Pengumuman ini akan menandai puncak kunjungan kenegaraan Macron selama tiga hari di Inggris. Starmer menganggap kesepakatan ini penting untuk menekan migrasi gelap di tengah naiknya dukungan terhadap partai sayap kanan Reform UK.
“Kami menghadirkan taktik baru dan tingkat niat baru untuk menangani migrasi ilegal dan mematahkan model bisnis geng kriminal,” kata Starmer, dikutip dari Al Jazeera.

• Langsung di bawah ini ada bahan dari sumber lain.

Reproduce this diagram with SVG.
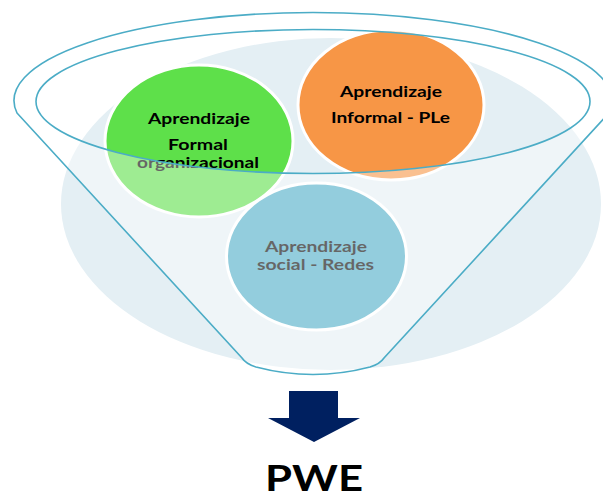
<svg xmlns="http://www.w3.org/2000/svg" width="603" height="499" viewBox="0 0 603 499">
  <style>
    .lbl { font-family: Lato, "Liberation Sans", sans-serif; font-weight: bold; font-size: 15px; fill: #000; text-anchor: middle; }
    .circ { stroke: #ffffff; stroke-width: 3; }
    .rim { fill: none; stroke: #4bacc6; stroke-width: 1.6; }
  </style>
  <rect width="603" height="499" fill="#ffffff"/>
  <g id="background">
    <ellipse cx="331" cy="204" rx="270" ry="166" fill="#e4eff4"/>
  </g>
  <g id="node-formal">
    <ellipse class="circ" cx="199" cy="141" rx="94" ry="76" fill="#5ee04a"/>
    <text class="lbl" x="199" y="124" textLength="102" lengthAdjust="spacingAndGlyphs">Aprendizaje</text>
    <text class="lbl" x="198" y="150" textLength="60" lengthAdjust="spacingAndGlyphs">Formal</text>
    <text class="lbl" x="198" y="168" textLength="122" lengthAdjust="spacingAndGlyphs">organizacional</text>
  </g>
  <g id="node-informal">
    <ellipse class="circ" cx="391" cy="105" rx="93" ry="75" fill="#f79646"/>
    <text class="lbl" x="391" y="97" textLength="102" lengthAdjust="spacingAndGlyphs">Aprendizaje</text>
    <text class="lbl" x="390.5" y="123" textLength="119" lengthAdjust="spacingAndGlyphs">Informal - PLe</text>
  </g>
  <g id="node-social">
    <ellipse class="circ" cx="316.5" cy="256.5" rx="90" ry="73.5" fill="#4bacc6"/>
    <text class="lbl" x="316" y="252" textLength="102" lengthAdjust="spacingAndGlyphs">Aprendizaje</text>
    <text class="lbl" x="315.5" y="270" textLength="117" lengthAdjust="spacingAndGlyphs">social - Redes</text>
  </g>
  <g id="funnel">
    <path fill="#ffffff" fill-opacity="0.4" fill-rule="evenodd" d="M17,113 L242,358 Q246,364 256,367 Q313,382 370,367 Q380,364 384,358 L609,113 A299,88 0 1,0 17,113 Z M36,101.5 A277,72 0 1,0 590,101.5 A277,72 0 1,0 36,101.5 Z"/>
    <path class="rim" d="M17,113 L242,358 Q246,364 256,367 Q313,382 370,367 Q380,364 384,358 L609,113 A299,88 0 1,0 17,113 Z"/>
    <ellipse class="rim" cx="313" cy="101.5" rx="277" ry="72"/>
  </g>
  <g id="connectors">
    <path id="arrow-down" d="M289,391 L338,391 L338,418 L360,418 L314,442 L268,418 L289,418 Z" fill="#002060"/>
  </g>
  <g id="node-pwe">
    <text x="314" y="491" font-family="Lato, 'Liberation Sans', sans-serif" font-weight="bold" font-size="37" text-anchor="middle" fill="#000" textLength="98" lengthAdjust="spacingAndGlyphs">PWE</text>
  </g>
</svg>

1. Skema awal menyasar 50 orang per minggu dan bisa diperluas
Menurut laporan harian Prancis Le Monde, skema ini pada tahap awal akan mencakup sekitar 50 orang setiap minggu. Angka tersebut setara dengan sekitar 2.600 pengungsi per tahun berdasarkan data dari media Inggris. Jika terbukti efektif, rencana ini akan diperluas dalam skema jangka panjang, kata sumber pemerintah kepada The Times.
Dilansir dari The Guardian, hingga Kamis pagi, pembahasan teknis seperti waktu pelaksanaan masih berlangsung antara pejabat kedua negara. Namun, beberapa kendala dari negara Eropa lain yang sebelumnya menolak skema ini kini disebut telah terselesaikan. Seorang sumber Prancis menyebut permintaan dana tambahan untuk membayar polisi di pantai utara sangat sensitif secara politik.
2. Migrasi ilegal pecah rekor, skema Rwanda ditinggalkan

Lebih dari 21 ribu orang telah menyeberangi Selat Inggris dengan perahu kecil sepanjang tahun ini. Pada Rabu (9/7/2025), kantor Starmer menyatakan bahwa Macron telah diberi informasi soal peningkatan penangkapan pekerja ilegal di Inggris. Pemerintah juga mengusulkan penggunaan biometrik oleh petugas Pasukan Perbatasan untuk memastikan status kerja migran.
Sebelumnya, menteri Konservatif di pemerintahan terdahulu sempat hampir mencapai kesepakatan serupa. Namun, Prancis ragu karena khawatir skema itu justru memancing lebih banyak migran akibat ekonomi bayangan di Inggris. Menteri Imigrasi Robert Jenrick bahkan sempat menyarankan agar Inggris menerima lebih dari satu pencari suaka untuk setiap deportasi, namun usulan itu tidak terwujud.
Partai Buruh menyatakan alasan mereka bisa membuat kemajuan adalah karena telah menghentikan skema deportasi ke Rwanda yang kontroversial. Langkah ini disebut membuka ruang kerja sama lebih konkret dengan Prancis. Dalam dokumen kebijakan imigrasi mereka, pemerintahan baru fokus pada solusi yang lebih realistis dan berbasis data.
3. Prancis minta dana tambahan, kerja sama militer ikut dibahas

Prancis baru-baru ini setuju untuk mencegat perahu migran di laut hingga jarak 300 meter dari garis pantainya. Sebagai gantinya, Paris meminta tambahan dana untuk membiayai polisi, perahu, dan drone guna menegakkan kebijakan tersebut. Inggris sendiri sudah meneken perjanjian senilai 480 juta poundsterling dua tahun lalu untuk membantu patroli di wilayah utara Prancis.
Di luar isu migrasi, kedua pemimpin juga membahas kerja sama militer dan nuklir. Starmer dan Macron sepakat untuk memesan tambahan rudal Storm Shadow yang saat ini digunakan di Ukraina. Mereka juga menandatangani perjanjian baru yang memungkinkan koordinasi pencegah nuklir kedua negara untuk pertama kalinya.
Pada Kamis, keduanya dijadwalkan bergabung dalam pertemuan koalisi yang bersedia terkait Ukraina. Forum ini beranggotakan negara-negara yang membuka peluang untuk mengirim pasukan penjaga perdamaian ke wilayah konflik tersebut. Pertemuan itu menjadi bagian dari upaya jangka panjang mendukung stabilitas kawasan.